Repeat each line exactly, leaving nothing out.
[BEGIN INFORMATION PROVIDED]
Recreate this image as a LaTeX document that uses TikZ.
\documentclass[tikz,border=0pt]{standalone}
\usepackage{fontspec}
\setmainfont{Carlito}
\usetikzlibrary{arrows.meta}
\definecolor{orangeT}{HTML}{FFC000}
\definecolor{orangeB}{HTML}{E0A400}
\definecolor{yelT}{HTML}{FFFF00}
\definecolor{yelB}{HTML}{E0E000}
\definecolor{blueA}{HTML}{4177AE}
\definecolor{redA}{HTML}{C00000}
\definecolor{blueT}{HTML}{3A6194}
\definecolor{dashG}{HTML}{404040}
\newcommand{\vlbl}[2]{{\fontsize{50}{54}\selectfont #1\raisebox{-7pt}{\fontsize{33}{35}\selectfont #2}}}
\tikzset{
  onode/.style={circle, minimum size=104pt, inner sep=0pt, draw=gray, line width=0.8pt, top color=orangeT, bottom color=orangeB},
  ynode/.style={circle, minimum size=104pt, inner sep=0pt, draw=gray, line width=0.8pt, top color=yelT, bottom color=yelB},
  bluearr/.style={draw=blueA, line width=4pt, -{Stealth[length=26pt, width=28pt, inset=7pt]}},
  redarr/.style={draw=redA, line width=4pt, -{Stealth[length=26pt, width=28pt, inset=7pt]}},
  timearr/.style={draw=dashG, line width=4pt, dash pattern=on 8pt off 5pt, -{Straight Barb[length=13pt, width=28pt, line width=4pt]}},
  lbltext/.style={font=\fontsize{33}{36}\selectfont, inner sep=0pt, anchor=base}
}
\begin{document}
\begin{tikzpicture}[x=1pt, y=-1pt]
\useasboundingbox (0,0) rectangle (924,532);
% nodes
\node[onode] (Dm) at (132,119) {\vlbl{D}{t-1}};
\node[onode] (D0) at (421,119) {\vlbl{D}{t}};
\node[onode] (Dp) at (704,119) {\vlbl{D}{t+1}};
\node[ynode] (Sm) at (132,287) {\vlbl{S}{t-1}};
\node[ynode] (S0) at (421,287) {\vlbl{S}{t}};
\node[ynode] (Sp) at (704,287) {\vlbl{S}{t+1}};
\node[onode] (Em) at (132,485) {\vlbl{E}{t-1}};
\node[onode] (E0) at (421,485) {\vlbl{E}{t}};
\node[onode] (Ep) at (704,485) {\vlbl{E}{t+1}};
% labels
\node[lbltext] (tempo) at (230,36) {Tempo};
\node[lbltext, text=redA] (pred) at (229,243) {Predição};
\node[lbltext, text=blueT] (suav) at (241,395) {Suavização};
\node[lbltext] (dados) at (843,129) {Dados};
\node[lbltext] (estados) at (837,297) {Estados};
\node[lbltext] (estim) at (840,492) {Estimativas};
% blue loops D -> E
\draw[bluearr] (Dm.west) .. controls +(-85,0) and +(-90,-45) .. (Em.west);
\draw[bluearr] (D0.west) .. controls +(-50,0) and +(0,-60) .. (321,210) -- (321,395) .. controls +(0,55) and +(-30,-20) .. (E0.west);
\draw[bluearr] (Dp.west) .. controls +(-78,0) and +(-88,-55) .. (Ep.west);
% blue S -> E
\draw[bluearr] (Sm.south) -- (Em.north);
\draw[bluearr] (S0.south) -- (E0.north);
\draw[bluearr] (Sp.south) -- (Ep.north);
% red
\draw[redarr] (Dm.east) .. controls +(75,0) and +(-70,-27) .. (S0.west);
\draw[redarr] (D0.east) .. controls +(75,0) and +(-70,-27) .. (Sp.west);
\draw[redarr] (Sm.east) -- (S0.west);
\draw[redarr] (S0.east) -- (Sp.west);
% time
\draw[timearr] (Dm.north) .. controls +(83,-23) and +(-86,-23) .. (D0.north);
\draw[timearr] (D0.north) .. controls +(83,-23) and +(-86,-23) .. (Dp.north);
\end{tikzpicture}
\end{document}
[END INFORMATION PROVIDED]
RESPONSE BELOW —
Recreate this image as a LaTeX document that uses TikZ.
\documentclass[tikz,border=0pt]{standalone}
\usepackage{fontspec}
\setmainfont{Carlito}
\usetikzlibrary{arrows.meta}
\definecolor{orangeT}{HTML}{FFC000}
\definecolor{orangeB}{HTML}{E0A400}
\definecolor{yelT}{HTML}{FFFF00}
\definecolor{yelB}{HTML}{E0E000}
\definecolor{blueA}{HTML}{4177AE}
\definecolor{redA}{HTML}{C00000}
\definecolor{blueT}{HTML}{3A6194}
\definecolor{dashG}{HTML}{404040}
\newcommand{\vlbl}[2]{{\fontsize{50}{54}\selectfont #1\raisebox{-7pt}{\fontsize{33}{35}\selectfont #2}}}
\tikzset{
  onode/.style={circle, minimum size=104pt, inner sep=0pt, draw=gray, line width=0.8pt, top color=orangeT, bottom color=orangeB},
  ynode/.style={circle, minimum size=104pt, inner sep=0pt, draw=gray, line width=0.8pt, top color=yelT, bottom color=yelB},
  bluearr/.style={draw=blueA, line width=4pt, -{Stealth[length=26pt, width=28pt, inset=7pt]}},
  redarr/.style={draw=redA, line width=4pt, -{Stealth[length=26pt, width=28pt, inset=7pt]}},
  timearr/.style={draw=dashG, line width=4pt, dash pattern=on 8pt off 5pt, -{Straight Barb[length=13pt, width=28pt, line width=4pt]}},
  lbltext/.style={font=\fontsize{33}{36}\selectfont, inner sep=0pt, anchor=base}
}
\begin{document}
\begin{tikzpicture}[x=1pt, y=-1pt]
\useasboundingbox (0,0) rectangle (924,532);
% nodes
\node[onode] (Dm) at (132,119) {\vlbl{D}{t-1}};
\node[onode] (D0) at (421,119) {\vlbl{D}{t}};
\node[onode] (Dp) at (704,119) {\vlbl{D}{t+1}};
\node[ynode] (Sm) at (132,287) {\vlbl{S}{t-1}};
\node[ynode] (S0) at (421,287) {\vlbl{S}{t}};
\node[ynode] (Sp) at (704,287) {\vlbl{S}{t+1}};
\node[onode] (Em) at (132,485) {\vlbl{E}{t-1}};
\node[onode] (E0) at (421,485) {\vlbl{E}{t}};
\node[onode] (Ep) at (704,485) {\vlbl{E}{t+1}};
% labels
\node[lbltext] (tempo) at (230,36) {Tempo};
\node[lbltext, text=redA] (pred) at (229,243) {Predição};
\node[lbltext, text=blueT] (suav) at (241,395) {Suavização};
\node[lbltext] (dados) at (843,129) {Dados};
\node[lbltext] (estados) at (837,297) {Estados};
\node[lbltext] (estim) at (840,492) {Estimativas};
% blue loops D -> E
\draw[bluearr] (Dm.west) .. controls +(-85,0) and +(-90,-45) .. (Em.west);
\draw[bluearr] (D0.west) .. controls +(-50,0) and +(0,-60) .. (321,210) -- (321,395) .. controls +(0,55) and +(-30,-20) .. (E0.west);
\draw[bluearr] (Dp.west) .. controls +(-78,0) and +(-88,-55) .. (Ep.west);
% blue S -> E
\draw[bluearr] (Sm.south) -- (Em.north);
\draw[bluearr] (S0.south) -- (E0.north);
\draw[bluearr] (Sp.south) -- (Ep.north);
% red
\draw[redarr] (Dm.east) .. controls +(75,0) and +(-70,-27) .. (S0.west);
\draw[redarr] (D0.east) .. controls +(75,0) and +(-70,-27) .. (Sp.west);
\draw[redarr] (Sm.east) -- (S0.west);
\draw[redarr] (S0.east) -- (Sp.west);
% time
\draw[timearr] (Dm.north) .. controls +(83,-23) and +(-86,-23) .. (D0.north);
\draw[timearr] (D0.north) .. controls +(83,-23) and +(-86,-23) .. (Dp.north);
\end{tikzpicture}
\end{document}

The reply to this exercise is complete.